Your task: It is required that the lines from the top of the listing through the line with "var timeBrackets = [[0, 1, 60.6], [0, 2, 71.1]];" be reproduced exactly, excluding pictures.

###

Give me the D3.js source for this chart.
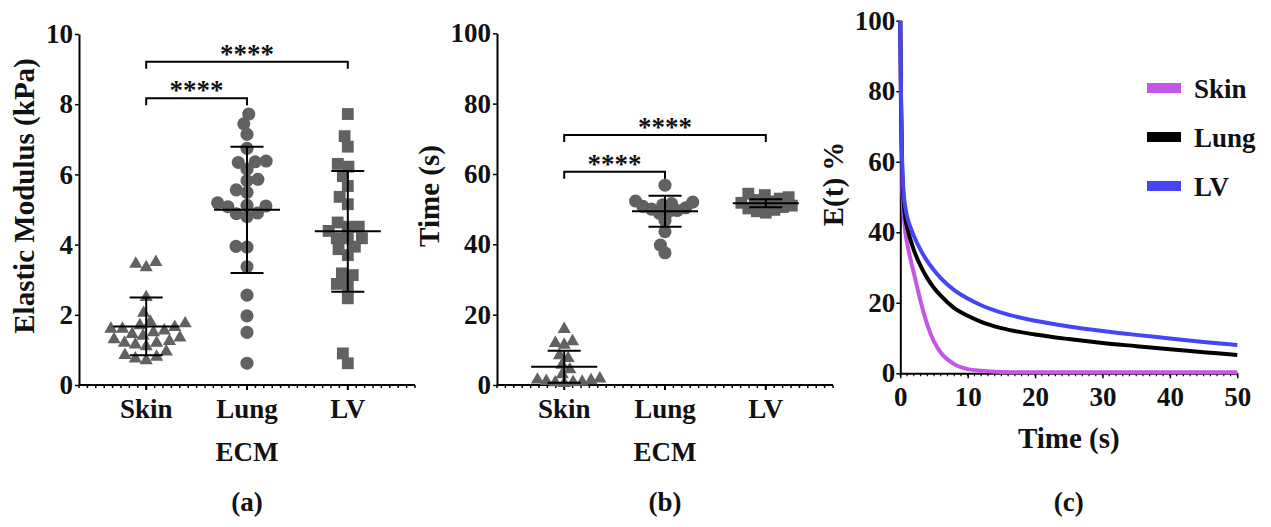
<!DOCTYPE html>
<html>
<head>
<meta charset="utf-8">
<script src="https://cdn.jsdelivr.net/npm/d3@7"></script>
<style>
    body { margin: 0; background: #fff; }
</style>
</head>
<body>
<svg width="1271" height="527"></svg>
<script>
// ---- data ----
var categories = ["Skin", "Lung", "LV"];

// (a) elastic modulus, kPa
var modulusSkin = [3.5, 3.45, 3.35, 2.5, 2.05, 1.8, 1.75, 1.7, 1.65, 1.6, 1.6, 1.55, 1.5, 1.45, 1.4,
                   1.35, 1.3, 1.25, 1.2, 1.2, 1.15, 1.1, 0.95, 0.85, 0.8, 0.75, 0.7];
var modulusLung = [7.72, 7.44, 7.14, 6.74, 6.38, 6.36, 6.34, 6.15, 5.86, 5.82, 5.56, 5.49, 5.19,
                   5.12, 5.1, 5.08, 4.9, 4.88, 4.8, 3.95, 3.93, 3.37, 2.56, 1.97, 1.5, 0.62];
var modulusLV = [7.72, 7.09, 6.79, 6.3, 6.22, 5.95, 5.67, 5.36, 5.15, 4.63, 4.51, 4.51, 4.39, 4.18,
                 4.18, 4.18, 3.94, 3.87, 3.7, 3.18, 3.13, 2.88, 2.85, 2.47, 0.9, 0.62];
var modulusMean = [1.67, 4.99, 4.38];
var modulusSD = [0.82, 1.8, 1.72];
var modulusTicks = [0, 2, 4, 6, 8, 10];
var modulusBrackets = [[0, 1, 8.17], [0, 2, 9.21]];

// (b) relaxation time, s
var timeSkin = [15.9, 12.4, 11.9, 11.4, 8.4, 7.6, 5.7, 4.4, 3.0, 1.8, 1.5, 1.3, 1.1, 0.9, 0.8,
                0.7, 0.5];
var timeLung = [56.8, 52.3, 52.0, 51.6, 51.2, 50.8, 50.4, 50.0, 49.6, 49.2, 48.8, 46.8, 43.6,
                39.8, 37.6];
var timeLV = [54.4, 54.0, 53.4, 53.0, 52.6, 52.2, 51.8, 51.4, 51.0, 50.6, 50.2, 49.8, 49.4, 49.0];
var timeMean = [5.2, 49.4, 51.7];
var timeSD = [4.55, 4.4, 1.15];
var timeTicks = [0, 20, 40, 60, 80, 100];
var timeBrackets = [[0, 1, 60.6], [0, 2, 71.1]];

// (c) stress relaxation E(t) %
var relaxTime = [0, 0.1, 0.25, 0.5, 0.75, 1, 1.5, 2, 3, 4, 5, 6, 8, 10, 12, 15, 20, 25, 30, 35, 40, 45, 50];
var relaxSkin = [100, 75, 56, 45, 40, 37, 32.5, 28.5, 20.5, 13.8, 9.0, 5.9, 2.6, 1.2, 0.7, 0.4,
                 0.3, 0.3, 0.3, 0.3, 0.3, 0.3, 0.3];
var relaxLung = [100, 78, 60, 49, 44, 41.5, 38, 35, 30.5, 27, 24.2, 22, 18.5, 16.3, 14.6, 12.8,
                 11.0, 9.7, 8.6, 7.7, 6.8, 6.0, 5.2];
var relaxLV = [100, 80, 62, 51, 47, 44.5, 41.5, 39, 35, 31.8, 29.2, 27, 23.6, 21.2, 19.3, 17.2,
               14.9, 13.3, 12.0, 10.9, 9.9, 8.9, 8.0];
var relaxXTicks = [0, 10, 20, 30, 40, 50];
var relaxYTicks = [0, 20, 40, 60, 80, 100];
var relaxNames = ["Skin", "Lung", "LV"];
var relaxColors = ["#c455e6", "#000000", "#4545f5"];

// ---- drawing ----
var svg = d3.select("svg");
var fontSize = 27;
var fontFamily = "'Liberation Serif', 'Times New Roman', serif";
var pointColor = "#616161";

function styleAxis(g) {
    g.attr("font-family", null);
    g.select(".domain").attr("stroke", "#000").attr("stroke-width", 2);
    g.selectAll(".tick line").attr("stroke", "#000").attr("stroke-width", 1.5);
    g.selectAll(".tick text").attr("fill", "#111");
}

// simple beeswarm: place each point as close to the centre as it can go
function swarm(values, y, d) {
    var placed = [];
    var order = values.map(function(v, i) { return i; })
        .sort(function(a, b) { return values[a] - values[b]; });
    order.forEach(function(i) {
        var py = y(values[i]);
        var blocked = [];
        placed.forEach(function(p) {
            var dy = Math.abs(p.y - py);
            if (dy < d) {
                var w = Math.sqrt(d * d - dy * dy);
                blocked.push([p.x - w, p.x + w]);
            }
        });
        var candidates = [0];
        blocked.forEach(function(b) { candidates.push(b[0], b[1]); });
        candidates.sort(function(a, b) { return Math.abs(a) - Math.abs(b); });
        var x = candidates.find(function(c) {
            return blocked.every(function(b) { return c <= b[0] + 1e-6 || c >= b[1] - 1e-6; });
        });
        placed.push({x: x, y: py});
    });
    return placed;
}

function scatterPanel(opt) {
    var g = svg.append("g");
    var x = d3.scalePoint().domain(categories).range([opt.left, opt.left + 336]).padding(2 / 3);
    var y = opt.y;
    var y0 = y.range()[0];

    // x axis: long line, minor ticks, category ticks
    g.append("line")
        .attr("x1", opt.left).attr("x2", opt.left + 336)
        .attr("y1", y0).attr("y2", y0)
        .attr("stroke", "#000").attr("stroke-width", 2);
    var minor = d3.scaleLinear().domain([0, 40]).range([opt.left, opt.left + 336]);
    g.append("g").selectAll("line")
        .data(d3.range(41))
        .enter().append("line")
        .attr("x1", function(d) { return minor(d); })
        .attr("x2", function(d) { return minor(d); })
        .attr("y1", y0).attr("y2", y0 + 3)
        .attr("stroke", "#000").attr("stroke-width", 1.5);
    g.append("g").selectAll("line")
        .data(categories)
        .enter().append("line")
        .attr("x1", function(d) { return x(d); })
        .attr("x2", function(d) { return x(d); })
        .attr("y1", y0).attr("y2", y0 + 5)
        .attr("stroke", "#000").attr("stroke-width", 2);
    g.append("g").selectAll("text")
        .data(categories)
        .enter().append("text")
        .attr("x", function(d) { return x(d); })
        .attr("y", y0 + 33)
        .attr("text-anchor", "middle")
        .text(function(d) { return d; });

    // y axis
    var yAxis = g.append("g")
        .attr("transform", "translate(" + opt.left + ",0)")
        .call(d3.axisLeft(y).tickValues(opt.ticks).tickSize(4).tickSizeOuter(0).tickPadding(2));
    styleAxis(yAxis);

    // points
    opt.groups.forEach(function(vals, gi) {
        var pts = swarm(vals, y, opt.spread);
        g.append("g").selectAll("path")
            .data(pts)
            .enter().append("path")
            .attr("d", d3.symbol().type(opt.symbols[gi]).size(opt.sizes[gi]))
            .attr("transform", function(d) {
                return "translate(" + (x(categories[gi]) + d.x) + "," + d.y + ")";
            })
            .attr("fill", pointColor);
    });

    // mean and SD bars
    var bars = g.append("g").selectAll("g")
        .data(categories)
        .enter().append("g")
        .attr("stroke", "#000").attr("stroke-width", 2);
    bars.append("line")
        .attr("x1", function(d) { return x(d) - 33; })
        .attr("x2", function(d) { return x(d) + 33; })
        .attr("y1", function(d, i) { return y(opt.mean[i]); })
        .attr("y2", function(d, i) { return y(opt.mean[i]); });
    bars.append("line")
        .attr("x1", function(d) { return x(d); })
        .attr("x2", function(d) { return x(d); })
        .attr("y1", function(d, i) { return y(opt.mean[i] - opt.sd[i]); })
        .attr("y2", function(d, i) { return y(opt.mean[i] + opt.sd[i]); });
    [-1, 1].forEach(function(s) {
        bars.append("line")
            .attr("x1", function(d) { return x(d) - 16.5; })
            .attr("x2", function(d) { return x(d) + 16.5; })
            .attr("y1", function(d, i) { return y(opt.mean[i] + s * opt.sd[i]); })
            .attr("y2", function(d, i) { return y(opt.mean[i] + s * opt.sd[i]); });
    });

    // significance brackets
    var br = g.append("g").selectAll("g")
        .data(opt.brackets)
        .enter().append("g");
    br.append("path")
        .attr("d", function(d) {
            var x1 = x(categories[d[0]]), x2 = x(categories[d[1]]), yy = y(d[2]);
            return "M" + x1 + "," + (yy + 7) + "V" + yy + "H" + x2 + "V" + (yy + 7);
        })
        .attr("fill", "none").attr("stroke", "#000").attr("stroke-width", 2);
    br.append("text")
        .attr("x", function(d) { return (x(categories[d[0]]) + x(categories[d[1]])) / 2; })
        .attr("y", function(d) { return y(d[2]) + 1; })
        .attr("text-anchor", "middle")
        .text("****");

    // titles
    g.append("text")
        .attr("class", "title")
        .attr("transform", "translate(" + opt.titleX + "," + opt.titleY + ") rotate(-90)")
        .attr("text-anchor", "middle").attr("dy", "0.3em")
        .text(opt.title);
    g.append("text")
        .attr("x", x("Lung")).attr("y", 461)
        .attr("text-anchor", "middle")
        .text("ECM");
    g.append("text")
        .attr("x", x("Lung")).attr("y", 511)
        .attr("text-anchor", "middle")
        .text(opt.letter);
}

scatterPanel({
    left: 79,
    y: d3.scaleLinear().domain([0, 10]).range([385, 34]),
    ticks: modulusTicks,
    groups: [modulusSkin, modulusLung, modulusLV],
    symbols: [d3.symbolTriangle, d3.symbolCircle, d3.symbolSquare],
    sizes: [75, 135, 140],
    spread: 11,
    mean: modulusMean,
    sd: modulusSD,
    brackets: modulusBrackets,
    title: "Elastic Modulus (kPa)",
    titleX: 25, titleY: 196,
    letter: "(a)"
});

scatterPanel({
    left: 497,
    y: d3.scaleLinear().domain([0, 100]).range([385, 33.3]),
    ticks: timeTicks,
    groups: [timeSkin, timeLung, timeLV],
    symbols: [d3.symbolTriangle, d3.symbolCircle, d3.symbolSquare],
    sizes: [75, 135, 140],
    spread: 9,
    mean: timeMean,
    sd: timeSD,
    brackets: timeBrackets,
    title: "Time (s)",
    titleX: 430, titleY: 196,
    letter: "(b)"
});

// ---- panel (c) ----
var gc = svg.append("g");
var xc = d3.scaleLinear().domain([0, 50]).range([900.3, 1237.3]);
var yc = d3.scaleLinear().domain([0, 100]).range([373.3, 20.7]);

gc.append("g").selectAll("line")
    .data(d3.range(51))
    .enter().append("line")
    .attr("x1", function(d) { return xc(d); })
    .attr("x2", function(d) { return xc(d); })
    .attr("y1", yc(0)).attr("y2", yc(0) + 3)
    .attr("stroke", "#000").attr("stroke-width", 1.2);

var xAxisC = gc.append("g")
    .attr("transform", "translate(0," + yc(0) + ")")
    .call(d3.axisBottom(xc).tickValues(relaxXTicks).tickSize(5).tickSizeOuter(0).tickPadding(9));
styleAxis(xAxisC);
xAxisC.selectAll(".tick text").attr("y", 33).attr("dy", 0);

var yAxisC = gc.append("g")
    .attr("transform", "translate(" + xc(0) + ",0)")
    .call(d3.axisLeft(yc).tickValues(relaxYTicks).tickSize(4).tickSizeOuter(0).tickPadding(1));
styleAxis(yAxisC);

var series = [relaxSkin, relaxLung, relaxLV];
var line = d3.line()
    .x(function(d) { return xc(d[0]); })
    .y(function(d) { return yc(d[1]); })
    .curve(d3.curveMonotoneX);

gc.append("g").selectAll("path")
    .data(series)
    .enter().append("path")
    .attr("d", function(s) { return line(relaxTime.map(function(t, i) { return [t, s[i]]; })); })
    .attr("fill", "none")
    .attr("stroke", function(d, i) { return relaxColors[i]; })
    .attr("stroke-width", 4)
    .attr("stroke-linejoin", "round");

// legend
var legend = gc.append("g").selectAll("g")
    .data(relaxNames)
    .enter().append("g")
    .attr("transform", function(d, i) { return "translate(1147," + (88 + i * 49) + ")"; });
legend.append("rect")
    .attr("x", 0).attr("y", -5)
    .attr("width", 34).attr("height", 10)
    .attr("fill", function(d, i) { return relaxColors[i]; });
legend.append("text")
    .attr("x", 47).attr("y", 10)
    .text(function(d) { return d; });

gc.append("text")
    .attr("class", "title")
    .attr("transform", "translate(834,184) rotate(-90)")
    .attr("text-anchor", "middle").attr("dy", "0.3em")
    .text("E(t) %");
gc.append("text")
    .attr("class", "title")
    .attr("x", xc(25)).attr("y", 448)
    .attr("text-anchor", "middle")
    .text("Time (s)");
gc.append("text")
    .attr("x", xc(25)).attr("y", 511)
    .attr("text-anchor", "middle")
    .text("(c)");

// one font for every label; axis titles a touch larger
svg.selectAll("text")
    .style("font-family", fontFamily)
    .style("font-weight", "bold")
    .style("font-size", fontSize + "px")
    .style("fill", "#111");
svg.selectAll("text.title")
    .style("font-size", (fontSize + 2) + "px");
</script>
</body>
</html>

###

Exercise solution:
Give me the D3.js source for this chart.
<!DOCTYPE html>
<html>
<head>
<meta charset="utf-8">
<script src="https://cdn.jsdelivr.net/npm/d3@7"></script>
<style>
    body { margin: 0; background: #fff; }
</style>
</head>
<body>
<svg width="1271" height="527"></svg>
<script>
// ---- data ----
var categories = ["Skin", "Lung", "LV"];

// (a) elastic modulus, kPa
var modulusSkin = [3.5, 3.45, 3.35, 2.5, 2.05, 1.8, 1.75, 1.7, 1.65, 1.6, 1.6, 1.55, 1.5, 1.45, 1.4,
                   1.35, 1.3, 1.25, 1.2, 1.2, 1.15, 1.1, 0.95, 0.85, 0.8, 0.75, 0.7];
var modulusLung = [7.72, 7.44, 7.14, 6.74, 6.38, 6.36, 6.34, 6.15, 5.86, 5.82, 5.56, 5.49, 5.19,
                   5.12, 5.1, 5.08, 4.9, 4.88, 4.8, 3.95, 3.93, 3.37, 2.56, 1.97, 1.5, 0.62];
var modulusLV = [7.72, 7.09, 6.79, 6.3, 6.22, 5.95, 5.67, 5.36, 5.15, 4.63, 4.51, 4.51, 4.39, 4.18,
                 4.18, 4.18, 3.94, 3.87, 3.7, 3.18, 3.13, 2.88, 2.85, 2.47, 0.9, 0.62];
var modulusMean = [1.67, 4.99, 4.38];
var modulusSD = [0.82, 1.8, 1.72];
var modulusTicks = [0, 2, 4, 6, 8, 10];
var modulusBrackets = [[0, 1, 8.17], [0, 2, 9.21]];

// (b) relaxation time, s
var timeSkin = [15.9, 12.4, 11.9, 11.4, 8.4, 7.6, 5.7, 4.4, 3.0, 1.8, 1.5, 1.3, 1.1, 0.9, 0.8,
                0.7, 0.5];
var timeLung = [56.8, 52.3, 52.0, 51.6, 51.2, 50.8, 50.4, 50.0, 49.6, 49.2, 48.8, 46.8, 43.6,
                39.8, 37.6];
var timeLV = [54.4, 54.0, 53.4, 53.0, 52.6, 52.2, 51.8, 51.4, 51.0, 50.6, 50.2, 49.8, 49.4, 49.0];
var timeMean = [5.2, 49.4, 51.7];
var timeSD = [4.55, 4.4, 1.15];
var timeTicks = [0, 20, 40, 60, 80, 100];
var timeBrackets = [[0, 1, 60.6], [0, 2, 71.1]];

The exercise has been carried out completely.